Copy exactly, and only, the lines below from the first through the one containing "bin_width = 0.03", both included; pictures are omitted.

[Data section start]

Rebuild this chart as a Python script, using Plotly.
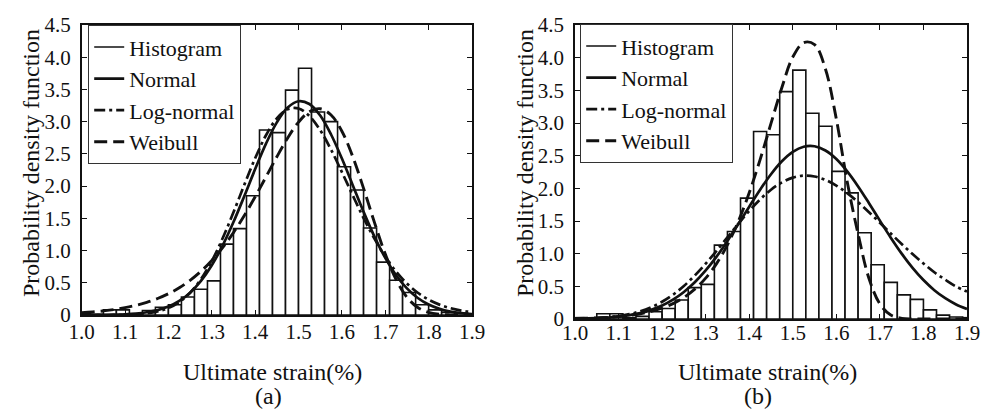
import plotly.graph_objects as go

# ---------------- data ----------------
bin_centers = [1.005, 1.035, 1.065, 1.095, 1.125, 1.155, 1.185, 1.215, 1.245, 1.275,
               1.305, 1.335, 1.365, 1.395, 1.425, 1.455, 1.485, 1.515, 1.545, 1.575,
               1.605, 1.635, 1.665, 1.695, 1.725, 1.755, 1.785, 1.815, 1.845, 1.875, 1.905]
bin_width = 0.03

hist_a = [0.02, 0.01, 0.08, 0.08, 0.02, 0.07, 0.12, 0.16, 0.28, 0.40,
          0.53, 1.10, 1.34, 1.85, 2.87, 2.83, 3.49, 3.83, 3.15, 3.00,
          2.30, 1.94, 1.35, 0.82, 0.54, 0.35, 0.16, 0.08, 0.04, 0.03, 0.02]
hist_b = [0.02, 0.01, 0.08, 0.08, 0.02, 0.04, 0.11, 0.16, 0.29, 0.48,
          0.53, 1.13, 1.34, 1.85, 2.87, 2.82, 3.48, 3.81, 3.15, 2.95,
          2.26, 1.93, 1.32, 0.83, 0.56, 0.37, 0.30, 0.14, 0.06, 0.03, 0.02]

x_curve = [1.000, 1.025, 1.050, 1.075, 1.100, 1.125, 1.150, 1.175, 1.200, 1.225,
           1.250, 1.275, 1.300, 1.325, 1.350, 1.375, 1.400, 1.425, 1.450, 1.475,
           1.500, 1.525, 1.550, 1.575, 1.600, 1.625, 1.650, 1.675, 1.700, 1.725,
           1.750, 1.775, 1.800, 1.825, 1.850, 1.875, 1.900]

normal_a = [0.00, 0.001, 0.003, 0.005, 0.011, 0.022, 0.042, 0.076, 0.131, 0.218,
            0.347, 0.529, 0.772, 1.078, 1.442, 1.846, 2.264, 2.659, 2.989, 3.218,
            3.317, 3.274, 3.095, 2.801, 2.427, 2.014, 1.600, 1.217, 0.887, 0.618,
            0.413, 0.264, 0.162, 0.095, 0.053, 0.029, 0.015]
lognormal_a = [0.000, 0.000, 0.000, 0.001, 0.004, 0.011, 0.025, 0.054, 0.108, 0.201,
               0.345, 0.556, 0.838, 1.190, 1.593, 2.021, 2.433, 2.789, 3.051, 3.193,
               3.204, 3.089, 2.867, 2.566, 2.218, 1.856, 1.504, 1.184, 0.905, 0.674,
               0.488, 0.345, 0.238, 0.161, 0.106, 0.069, 0.044]
weibull_a = [0.035, 0.047, 0.064, 0.085, 0.114, 0.150, 0.197, 0.256, 0.330, 0.423,
             0.538, 0.678, 0.846, 1.046, 1.278, 1.543, 1.834, 2.143, 2.455, 2.748,
             2.993, 3.155, 3.201, 3.104, 2.852, 2.458, 1.965, 1.437, 0.946, 0.549,
             0.275, 0.116, 0.040, 0.011, 0.002, 0.000, 0.000]

normal_b = [0.004, 0.008, 0.013, 0.022, 0.037, 0.059, 0.092, 0.140, 0.207, 0.297,
            0.414, 0.562, 0.743, 0.955, 1.195, 1.453, 1.719, 1.979, 2.216, 2.414,
            2.558, 2.637, 2.644, 2.579, 2.448, 2.259, 2.029, 1.772, 1.506, 1.245,
            1.001, 0.783, 0.596, 0.441, 0.318, 0.223, 0.152]
lognormal_b = [0.003, 0.007, 0.014, 0.025, 0.044, 0.074, 0.118, 0.180, 0.264, 0.372,
               0.506, 0.665, 0.846, 1.044, 1.250, 1.457, 1.653, 1.830, 1.979, 2.091,
               2.164, 2.194, 2.181, 2.129, 2.042, 1.926, 1.788, 1.635, 1.473, 1.309,
               1.148, 0.994, 0.850, 0.715, 0.601, 0.497, 0.420]
weibull_b = [0.008, 0.012, 0.017, 0.026, 0.038, 0.056, 0.081, 0.117, 0.166, 0.235,
             0.329, 0.456, 0.626, 0.848, 1.135, 1.495, 1.932, 2.440, 2.994, 3.544,
             4.009, 4.230, 4.200, 3.827, 3.060, 2.099, 1.300, 0.620, 0.230, 0.060,
             0.010, 0.001, 0.000, 0.000, 0.000, 0.000, 0.000]

x_ticks = [1.0, 1.1, 1.2, 1.3, 1.4, 1.5, 1.6, 1.7, 1.8, 1.9]
x_ticktext = ["1.0", "1.1", "1.2", "1.3", "1.4", "1.5", "1.6", "1.7", "1.8", "1.9"]
y_ticks = [0, 0.5, 1.0, 1.5, 2.0, 2.5, 3.0, 3.5, 4.0, 4.5]
y_ticktext = ["0", "0.5", "1.0", "1.5", "2.0", "2.5", "3.0", "3.5", "4.0", "4.5"]

series_names = ["Histogram", "Normal", "Log-normal", "Weibull"]
x_title = "Ultimate strain(%)"
y_title = "Probability density function"
panel_labels = ["(a)", "(b)"]

# ---------------- styling ----------------
W, H = 987, 409
FONT = "Liberation Serif, Times New Roman, serif"
BLACK = "#111111"
weibull_dash = "13px,6px"
lognormal_dash = "11px,4px,3px,4px"

fig = go.Figure()

panels = [
    dict(hist=hist_a, normal=normal_a, logn=lognormal_a, weib=weibull_a,
         xa="x", ya="y", legend="legend"),
    dict(hist=hist_b, normal=normal_b, logn=lognormal_b, weib=weibull_b,
         xa="x2", ya="y2", legend="legend2"),
]

for p in panels:
    fig.add_trace(go.Bar(
        x=bin_centers, y=p["hist"], width=bin_width,
        marker=dict(color="white", line=dict(color=BLACK, width=1.6)),
        xaxis=p["xa"], yaxis=p["ya"], showlegend=False, hoverinfo="skip"))
    fig.add_trace(go.Scatter(
        x=[None], y=[None], mode="lines", name=series_names[0],
        line=dict(color=BLACK, width=1.6),
        xaxis=p["xa"], yaxis=p["ya"], legend=p["legend"]))
    fig.add_trace(go.Scatter(
        x=x_curve, y=p["normal"], mode="lines", name=series_names[1],
        line=dict(color=BLACK, width=2.7, shape="spline"),
        xaxis=p["xa"], yaxis=p["ya"], legend=p["legend"]))
    fig.add_trace(go.Scatter(
        x=x_curve, y=p["logn"], mode="lines", name=series_names[2],
        line=dict(color=BLACK, width=2.7, dash=lognormal_dash, shape="spline"),
        xaxis=p["xa"], yaxis=p["ya"], legend=p["legend"]))
    fig.add_trace(go.Scatter(
        x=x_curve, y=p["weib"], mode="lines", name=series_names[3],
        line=dict(color=BLACK, width=2.9, dash=weibull_dash, shape="spline"),
        xaxis=p["xa"], yaxis=p["ya"], legend=p["legend"]))

def px_x(v):
    return v / W

def px_y(v):
    return 1 - v / H

axis_common = dict(
    showline=True, linecolor=BLACK, linewidth=1.6, mirror="ticks",
    ticks="inside", ticklen=5, tickwidth=1.3, tickcolor=BLACK,
    showgrid=False, zeroline=False, automargin=False,
    tickfont=dict(family=FONT, size=21, color=BLACK),
)

legend_common = dict(
    xanchor="left", yanchor="top",
    bgcolor="white", bordercolor="#333333", borderwidth=1.2,
    font=dict(family=FONT, size=22, color=BLACK),
    tracegroupgap=0, itemwidth=30,
)

fig.update_layout(
    template="none",
    width=W, height=H,
    margin=dict(l=0, r=0, t=0, b=0, autoexpand=False),
    paper_bgcolor="white", plot_bgcolor="white",
    barmode="overlay",
    font=dict(family=FONT, color=BLACK),
    xaxis=dict(domain=[px_x(81.7), px_x(472)], range=[1.0, 1.9], anchor="y",
               tickvals=x_ticks, ticktext=x_ticktext, ticklabelstandoff=-3, **axis_common),
    yaxis=dict(domain=[px_y(315), px_y(25)], range=[0, 4.5], anchor="x",
               tickvals=y_ticks, ticktext=y_ticktext, ticklabelstandoff=5, **axis_common),
    xaxis2=dict(domain=[px_x(575), px_x(967)], range=[1.0, 1.9], anchor="y2",
                tickvals=x_ticks, ticktext=x_ticktext, ticklabelstandoff=-6, **axis_common),
    yaxis2=dict(domain=[px_y(319), px_y(25)], range=[0, 4.5], anchor="x2",
                tickvals=y_ticks, ticktext=y_ticktext, ticklabelstandoff=5, **axis_common),
    legend=dict(x=px_x(88), y=px_y(25), **legend_common),
    legend2=dict(x=px_x(580), y=px_y(24), **legend_common),
)

ann_font = dict(family=FONT, size=24, color=BLACK)
annotations = [
    dict(text=x_title, x=px_x(272), y=px_y(372), xref="paper", yref="paper",
         showarrow=False, font=ann_font, xanchor="center", yanchor="middle"),
    dict(text=x_title, x=px_x(767), y=px_y(372), xref="paper", yref="paper",
         showarrow=False, font=ann_font, xanchor="center", yanchor="middle"),
    dict(text=y_title, x=px_x(31), y=px_y(163), xref="paper", yref="paper",
         showarrow=False, font=ann_font, textangle=-90, xanchor="center", yanchor="middle"),
    dict(text=y_title, x=px_x(525), y=px_y(163), xref="paper", yref="paper",
         showarrow=False, font=ann_font, textangle=-90, xanchor="center", yanchor="middle"),
    dict(text=panel_labels[0], x=px_x(268), y=px_y(396), xref="paper", yref="paper",
         showarrow=False, font=ann_font, xanchor="center", yanchor="middle"),
    dict(text=panel_labels[1], x=px_x(758), y=px_y(396), xref="paper", yref="paper",
         showarrow=False, font=ann_font, xanchor="center", yanchor="middle"),
]
fig.update_layout(annotations=annotations)

fig.write_html("out.html")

[Data section end]

Correct response >>
Rebuild this chart as a Python script, using Plotly.
import plotly.graph_objects as go

# ---------------- data ----------------
bin_centers = [1.005, 1.035, 1.065, 1.095, 1.125, 1.155, 1.185, 1.215, 1.245, 1.275,
               1.305, 1.335, 1.365, 1.395, 1.425, 1.455, 1.485, 1.515, 1.545, 1.575,
               1.605, 1.635, 1.665, 1.695, 1.725, 1.755, 1.785, 1.815, 1.845, 1.875, 1.905]
bin_width = 0.03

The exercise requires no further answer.